During the last year, I have held a number of BPMN seminars in large companies (in industries such as manufacturing, chemicals, media, finance). All of them are looking for a standard which can be used for modeling business processes on a business level. These models should be suitable for communicating requirements to IT, based on a common language.
All of the participants liked BPMN, and most of them have started using this notation – but none of them is currently considering it as a language for specifiying executable processes.
The reality is: Today most IT projects do not make use of a process engine. Still they do need a common language for business and IT. My understanding was that BPMN aimed to provide such a common language. BPMN has a good chance to become an accepted standard and to gain widespread acceptance. This success will be destroyed if BPMN is reduced to specifying executable processes.
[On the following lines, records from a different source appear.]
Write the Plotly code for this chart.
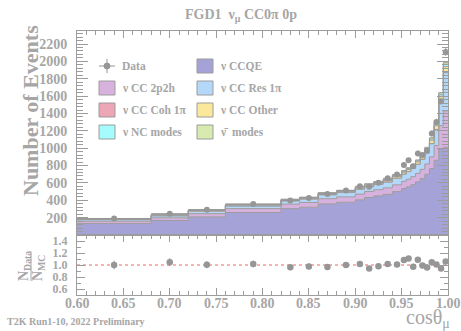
import plotly.graph_objects as go

# cos(theta_mu) binning of the FGD1 numu CC0pi 0p sample
bin_edges = [0.60, 0.68, 0.72, 0.76, 0.82, 0.84, 0.86, 0.88, 0.90, 0.91, 0.92,
             0.93, 0.94, 0.95, 0.955, 0.96, 0.965, 0.97, 0.975, 0.98, 0.985,
             0.99, 0.995, 1.00]

data_events = [190, 246, 291, 358, 397, 426, 471, 514, 562, 555, 601, 653,
               697, 805, 860, 791, 939, 921, 970, 1170, 1303, 1542, 2109]

# MC prediction split by interaction mode (events per bin)
nu_ccqe = [133, 167, 209, 259, 304, 320, 358, 377, 405, 432, 450, 468, 500,
           535, 555, 580, 612, 650, 700, 765, 860, 990, 1010]
nu_cc_2p2h = [27, 31, 37, 45, 52, 55, 60, 62, 66, 70, 72, 75, 78, 83, 87, 92,
              98, 106, 118, 135, 170, 270, 420]
nu_cc_res1pi = [17, 23, 28, 30, 37, 40, 45, 50, 55, 60, 63, 67, 75, 82, 88, 95,
                103, 115, 128, 150, 180, 280, 440]
nu_cc_coh1pi = [1, 1, 1, 1, 1, 1, 2, 2, 2, 2, 2, 2, 2, 3, 3, 3, 3, 4, 4, 5, 6,
                8, 10]
nu_cc_other = [5, 6, 7, 8, 9, 10, 11, 11, 12, 13, 14, 15, 18, 20, 22, 24, 26,
               29, 32, 36, 42, 52, 60]
nu_nc = [4, 4, 5, 6, 6, 6, 7, 7, 8, 8, 9, 9, 10, 11, 12, 12, 13, 14, 15, 16,
         18, 22, 28]
nubar_modes = [3, 3, 3, 3, 4, 4, 5, 5, 5, 5, 5, 6, 7, 8, 8, 9, 10, 12, 13, 13,
               14, 18, 22]

# x-axis tick labels of the ratio panel
x_ticks = [0.60, 0.65, 0.70, 0.75, 0.80, 0.85, 0.90, 0.95, 1.00]

components = [
    ("ν CCQE", nu_ccqe, "#a5a2d8"),
    ("ν CC 2p2h", nu_cc_2p2h, "#d8b2de"),
    ("ν CC Res 1π", nu_cc_res1pi, "#b4d8fa"),
    ("ν CC Coh 1π", nu_cc_coh1pi, "#eca6b6"),
    ("ν CC Other", nu_cc_other, "#fce89a"),
    ("ν NC modes", nu_nc, "#a6fbfc"),
    ("ν̄ modes", nubar_modes, "#d8eab0"),
]

TEXT = "#a6a6a6"
LINE = "#9c9c9c"
MARK = "#969696"
SERIF = "Liberation Serif, Times New Roman, serif"

n_bins = len(bin_edges) - 1
centers = [(bin_edges[i] + bin_edges[i + 1]) / 2 for i in range(n_bins)]
half_w = [(bin_edges[i + 1] - bin_edges[i]) / 2 for i in range(n_bins)]

fig = go.Figure()

# stacked MC histogram drawn as filled step outlines
cum = [0.0] * n_bins
for idx, (name, vals, col) in enumerate(components):
    cum = [c + v for c, v in zip(cum, vals)]
    fig.add_trace(go.Scatter(
        x=bin_edges, y=cum + [cum[-1]], mode="lines", line_shape="hv",
        line=dict(color=LINE, width=1), fill="tozeroy" if idx == 0 else "tonexty",
        fillcolor=col, name=name, showlegend=False, hoverinfo="skip",
        xaxis="x", yaxis="y"))
mc_total = cum

# data points with statistical errors
data_err = [v ** 0.5 for v in data_events]
fig.add_trace(go.Scatter(
    x=centers, y=data_events, mode="markers",
    marker=dict(color=MARK, size=6),
    error_y=dict(type="data", array=data_err, color=MARK, thickness=1, width=0),
    error_x=dict(type="data", array=half_w, color=MARK, thickness=1, width=0),
    showlegend=False, xaxis="x", yaxis="y"))

# data / MC ratio
ratio = [d / m for d, m in zip(data_events, mc_total)]
ratio_err = [e / m for e, m in zip(data_err, mc_total)]
fig.add_trace(go.Scatter(
    x=centers, y=ratio, mode="markers",
    marker=dict(color=MARK, size=6.5),
    error_y=dict(type="data", array=ratio_err, color=MARK, thickness=1, width=0),
    showlegend=False, xaxis="x2", yaxis="y2"))

W, H = 461, 331
L, R, T, B = 77, 13, 31, 36
PW, PH = W - L - R, H - T - B


def px(x):
    return (x - L) / PW


def py(y):
    return (H - B - y) / PH


split = py(235)

tick_font = dict(family=SERIF, size=14, color=TEXT, weight="bold")
common = dict(showline=True, linecolor=LINE, linewidth=1, ticks="inside",
              tickcolor=LINE, showgrid=False, zeroline=False)

fig.update_layout(
    width=W, height=H, margin=dict(l=L, r=R, t=T, b=B, autoexpand=False),
    paper_bgcolor="white", plot_bgcolor="white", showlegend=False,
    xaxis=dict(domain=[0, 1], range=[0.6, 1.0], anchor="y", side="top",
               showticklabels=False, tick0=0.6, dtick=0.05, ticklen=7,
               minor=dict(dtick=0.01, tick0=0.6, ticklen=4, ticks="inside",
                          tickcolor=LINE),
               mirror=True, **common),
    yaxis=dict(domain=[split, 1], range=[0, 2350], anchor="x",
               tickvals=list(range(200, 2201, 200)), ticklen=11,
               minor=dict(tickmode="linear", tick0=0, dtick=40, ticklen=6,
                          ticks="inside", tickcolor=LINE),
               mirror="ticks", tickfont=tick_font, ticklabelstandoff=6,
               **common),
    xaxis2=dict(domain=[0, 1], range=[0.6, 1.0], anchor="y2",
                tickvals=x_ticks, showticklabels=False, ticklen=7,
                minor=dict(dtick=0.01, tick0=0.6, ticklen=4, ticks="inside",
                           tickcolor=LINE),
                mirror="ticks", **common),
    yaxis2=dict(domain=[0, split], range=[0.5, 1.5], anchor="x2",
                tickvals=[0.6, 0.8, 1.0, 1.2, 1.4],
                ticktext=["0.6", "0.8", "1.0", "1.2", "1.4"], ticklen=8,
                minor=dict(tickmode="linear", tick0=0.5, dtick=0.1, ticklen=4,
                           ticks="inside", tickcolor=LINE),
                mirror="ticks", ticklabelstandoff=6,
                tickfont=dict(family=SERIF, size=12, color=TEXT, weight="bold"),
                **common),
)

shapes = []
annotations = []

# x tick labels placed on the ratio axis scale
for v in x_ticks:
    annotations.append(dict(text=f"{v:.2f}", xref="x2", yref="paper", x=v,
                            y=py(303), showarrow=False, xanchor="center",
                            yanchor="middle", font=tick_font))

# unity line in the ratio panel
shapes.append(dict(type="line", xref="x2", yref="y2", x0=0.6, x1=1.0, y0=1.0,
                   y1=1.0, line=dict(color="#f39a9a", width=1.6, dash="dot"),
                   layer="below"))

# title and labels
annotations.append(dict(text="FGD1  ν<sub>μ</sub> CC0π 0p", xref="paper",
                        yref="paper", x=px(241), y=py(15), showarrow=False,
                        xanchor="center", yanchor="middle",
                        font=dict(family=SERIF, size=14, color=TEXT, weight="bold")))
annotations.append(dict(text="Number of Events", xref="paper", yref="paper",
                        x=px(31), y=py(111), textangle=-90, showarrow=False,
                        xanchor="center", yanchor="middle",
                        font=dict(family=SERIF, size=22, color=TEXT, weight="bold")))
annotations.append(dict(text="cosθ<sub>μ</sub>", xref="paper", yref="paper",
                        x=px(452), y=py(318), showarrow=False,
                        xanchor="right", yanchor="middle",
                        font=dict(family=SERIF, size=20, color=TEXT)))
annotations.append(dict(text="T2K Run1-10, 2022 Preliminary", xref="paper",
                        yref="paper", x=px(5), y=py(321), showarrow=False,
                        xanchor="left", yanchor="middle",
                        font=dict(family=SERIF, size=10, color=TEXT, weight="bold")))

# ratio axis title as a fraction N_Data / N_MC
frac_font = dict(family=SERIF, size=14, color=TEXT, weight="bold")
annotations.append(dict(text="N<sub>Data</sub>", xref="paper", yref="paper",
                        x=px(24), y=py(266), textangle=-90, showarrow=False,
                        xanchor="center", yanchor="middle", font=frac_font))
annotations.append(dict(text="N<sub>MC</sub>", xref="paper", yref="paper",
                        x=px(38), y=py(268), textangle=-90, showarrow=False,
                        xanchor="center", yanchor="middle", font=frac_font))
shapes.append(dict(type="line", xref="paper", yref="paper", x0=px(31),
                   x1=px(31), y0=py(252), y1=py(281),
                   line=dict(color=TEXT, width=1)))

# legend, two columns
leg_font = dict(family=SERIF, size=11.5, color=TEXT, weight="bold")
rows = [66, 88, 110, 132]
col_box = [99, 197]
col_txt = [120, 218]
layout_slots = {
    "ν CCQE": (1, 0), "ν CC 2p2h": (0, 1), "ν CC Res 1π": (1, 1),
    "ν CC Coh 1π": (0, 2), "ν CC Other": (1, 2), "ν NC modes": (0, 3),
    "ν̄ modes": (1, 3),
}
for name, vals, col in components:
    c, r = layout_slots[name]
    yc = rows[r]
    shapes.append(dict(type="rect", xref="paper", yref="paper",
                       x0=px(col_box[c]), x1=px(col_box[c] + 16),
                       y0=py(yc + 7), y1=py(yc - 7), fillcolor=col,
                       line=dict(color=LINE, width=1)))
    label = name.replace("ν̄ ", "ν̄\u00a0\u00a0")
    annotations.append(dict(text=label, xref="paper", yref="paper",
                            x=px(col_txt[c]), y=py(yc), showarrow=False,
                            xanchor="left", yanchor="middle", font=leg_font))

# data legend symbol
yc = rows[0]
shapes.append(dict(type="line", xref="paper", yref="paper", x0=px(99),
                   x1=px(115), y0=py(yc), y1=py(yc),
                   line=dict(color=MARK, width=1)))
shapes.append(dict(type="line", xref="paper", yref="paper", x0=px(107),
                   x1=px(107), y0=py(yc - 7), y1=py(yc + 7),
                   line=dict(color=MARK, width=1)))
shapes.append(dict(type="circle", xref="paper", yref="paper", x0=px(104),
                   x1=px(110), y0=py(yc + 3), y1=py(yc - 3),
                   fillcolor=MARK, line=dict(color=MARK, width=1)))
annotations.append(dict(text="Data", xref="paper", yref="paper", x=px(120),
                        y=py(yc), showarrow=False, xanchor="left",
                        yanchor="middle", font=leg_font))

fig.update_layout(shapes=shapes, annotations=annotations)
fig.write_html("out.html")
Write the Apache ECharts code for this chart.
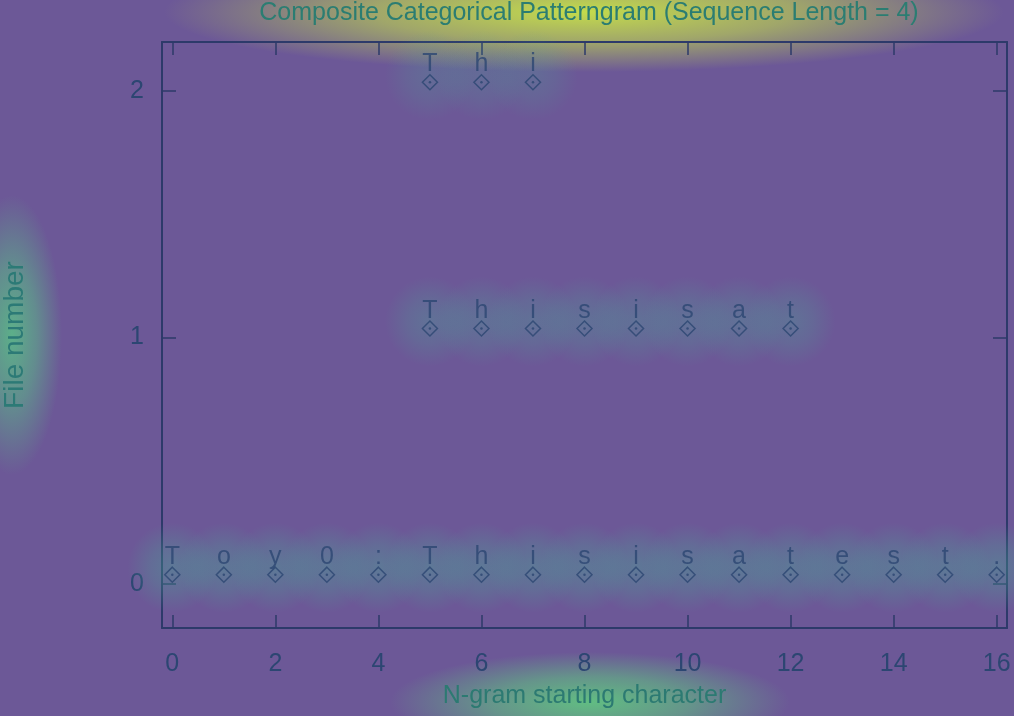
<!DOCTYPE html>
<html>
<head>
<meta charset="utf-8">
<script src="https://cdn.jsdelivr.net/npm/echarts@6/dist/echarts.min.js"></script>
<style>
html, body { margin: 0; padding: 0; background: #6c5897; }
#main { width: 1014px; height: 716px; }
</style>
</head>
<body>
<div id="main"></div>
<script>
// n-gram start positions and the character found there, one pair per file
let file0Pos = [0, 1, 2, 3, 4, 5, 6, 7, 8, 9, 10, 11, 12, 13, 14, 15, 16];
let file0Chars = ['T', 'o', 'y', '0', ':', 'T', 'h', 'i', 's', 'i', 's', 'a', 't', 'e', 's', 't', '.'];
let file1Pos = [5, 6, 7, 8, 9, 10, 11, 12];
let file1Chars = ['T', 'h', 'i', 's', 'i', 's', 'a', 't'];
let file2Pos = [5, 6, 7];
let file2Chars = ['T', 'h', 'i'];
let xTicks = [0, 2, 4, 6, 8, 10, 12, 14, 16];
let yTicks = [0, 1, 2];

let inkColor = '#2c4672';
let frameColor = '#2d3a6a';
let font = 'Liberation Sans';

function rowData(pos, chars, file) {
    return pos.map(function (p, i) {
        return { value: [p, file], name: chars[i] };
    });
}

function radial(rgb, alpha) {
    return new echarts.graphic.RadialGradient(0.5, 0.5, 0.5, [
        { offset: 0, color: 'rgba(' + rgb + ',' + alpha + ')' },
        { offset: 0.5, color: 'rgba(' + rgb + ',' + (alpha * 0.6) + ')' },
        { offset: 1, color: 'rgba(' + rgb + ',0)' }
    ]);
}

let rows = [
    { data: rowData(file0Pos, file0Chars, 0), glow: 0.5 },
    { data: rowData(file1Pos, file1Chars, 1), glow: 0.4 },
    { data: rowData(file2Pos, file2Chars, 2), glow: 0.3 }
];

let series = [];
rows.forEach(function (row) {
    series.push({
        type: 'scatter',
        data: row.data,
        symbol: 'circle',
        symbolSize: 90,
        symbolOffset: [0, -16],
        silent: true,
        z: 1,
        itemStyle: { color: radial('72,170,150', row.glow) }
    });
    series.push({
        type: 'scatter',
        data: row.data,
        symbol: 'diamond',
        symbolSize: 15,
        symbolOffset: [0, -9],
        z: 3,
        itemStyle: { color: 'rgba(0,0,0,0)', borderColor: inkColor, borderWidth: 1.5 },
        label: {
            show: true,
            formatter: '{b}',
            position: 'top',
            distance: -3,
            fontFamily: font,
            fontSize: 25,
            color: inkColor
        }
    });
    series.push({
        type: 'scatter',
        data: row.data,
        symbol: 'circle',
        symbolSize: 2.5,
        symbolOffset: [0, -9],
        z: 4,
        itemStyle: { color: inkColor }
    });
});

let myChart = echarts.init(document.getElementById('main'));
let option = {
    backgroundColor: '#6c5897',
    animation: false,
    graphic: [
        { type: 'circle', x: 584, y: 12, scaleX: 4.2, scaleY: 0.6, silent: true, z: -1,
          shape: { cx: 0, cy: 0, r: 100 }, style: { fill: radial('200,226,72', 0.95) } },
        { type: 'circle', x: 590, y: 702, scaleX: 2.0, scaleY: 0.5, silent: true, z: -1,
          shape: { cx: 0, cy: 0, r: 100 }, style: { fill: radial('96,200,128', 0.9) } },
        { type: 'circle', x: 12, y: 335, scaleX: 0.5, scaleY: 1.4, silent: true, z: -1,
          shape: { cx: 0, cy: 0, r: 100 }, style: { fill: radial('90,190,135', 0.85) } }
    ],
    title: {
        text: 'Composite Categorical Patterngram (Sequence Length = 4)',
        left: 584,
        textAlign: 'center',
        top: -4,
        textStyle: {
            fontFamily: font,
            fontSize: 25,
            fontWeight: 'normal',
            color: '#2b7d72'
        }
    },
    grid: { left: 162, right: 7, top: 42, bottom: 88, outerBoundsMode: 'none', containLabel: false },
    xAxis: [
        {
            type: 'value',
            min: -0.2,
            max: 16.2,
            position: 'bottom',
            splitLine: { show: false },
            axisLine: { show: true, onZero: false, lineStyle: { color: frameColor, width: 2 } },
            axisTick: { show: true, inside: true, length: 13, customValues: xTicks, lineStyle: { color: frameColor, width: 1.5 } },
            axisLabel: { customValues: xTicks, fontFamily: font, fontSize: 25, color: inkColor, margin: 24 },
            name: 'N-gram starting character',
            nameLocation: 'middle',
            nameGap: 56,
            nameTextStyle: { fontFamily: font, fontSize: 25, color: '#2c7a72' }
        },
        {
            type: 'value',
            min: -0.2,
            max: 16.2,
            position: 'top',
            splitLine: { show: false },
            axisLine: { show: true, onZero: false, lineStyle: { color: frameColor, width: 2 } },
            axisTick: { show: true, inside: true, length: 13, customValues: xTicks, lineStyle: { color: frameColor, width: 1.5 } },
            axisLabel: { show: false }
        }
    ],
    yAxis: [
        {
            type: 'value',
            min: -0.18,
            max: 2.2,
            position: 'left',
            splitLine: { show: false },
            axisLine: { show: true, onZero: false, lineStyle: { color: frameColor, width: 2 } },
            axisTick: { show: true, inside: true, length: 14, customValues: yTicks, lineStyle: { color: frameColor, width: 1.5 } },
            axisLabel: { customValues: yTicks, fontFamily: font, fontSize: 25, color: inkColor, margin: 18 },
            name: 'File number',
            nameLocation: 'middle',
            nameGap: 133,
            nameTextStyle: { fontFamily: font, fontSize: 28, color: '#2c7a76' }
        },
        {
            type: 'value',
            min: -0.18,
            max: 2.2,
            position: 'right',
            splitLine: { show: false },
            axisLine: { show: true, onZero: false, lineStyle: { color: frameColor, width: 2 } },
            axisTick: { show: true, inside: true, length: 14, customValues: yTicks, lineStyle: { color: frameColor, width: 1.5 } },
            axisLabel: { show: false }
        }
    ],
    series: series
};
myChart.setOption(option);
</script>
</body>
</html>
I am very concerned about what I am reading in your post about the current development in the OMG. Please don’t let them kill the BPMN success!
@allweyer,
It’s even worse than that, since I really doubt the non-BPEL BPMS vendors will rush to embrace executable BPMN. I think they are quite content to use BPMN only for the “abstract” flow model, and rely on their own proprietary tools for executable design. The good news, however, is that the question of non-executable BPMN is now front and center with the BPMN 2.0 technical team, and I expect some kind of resolution in the March submission. But time will tell.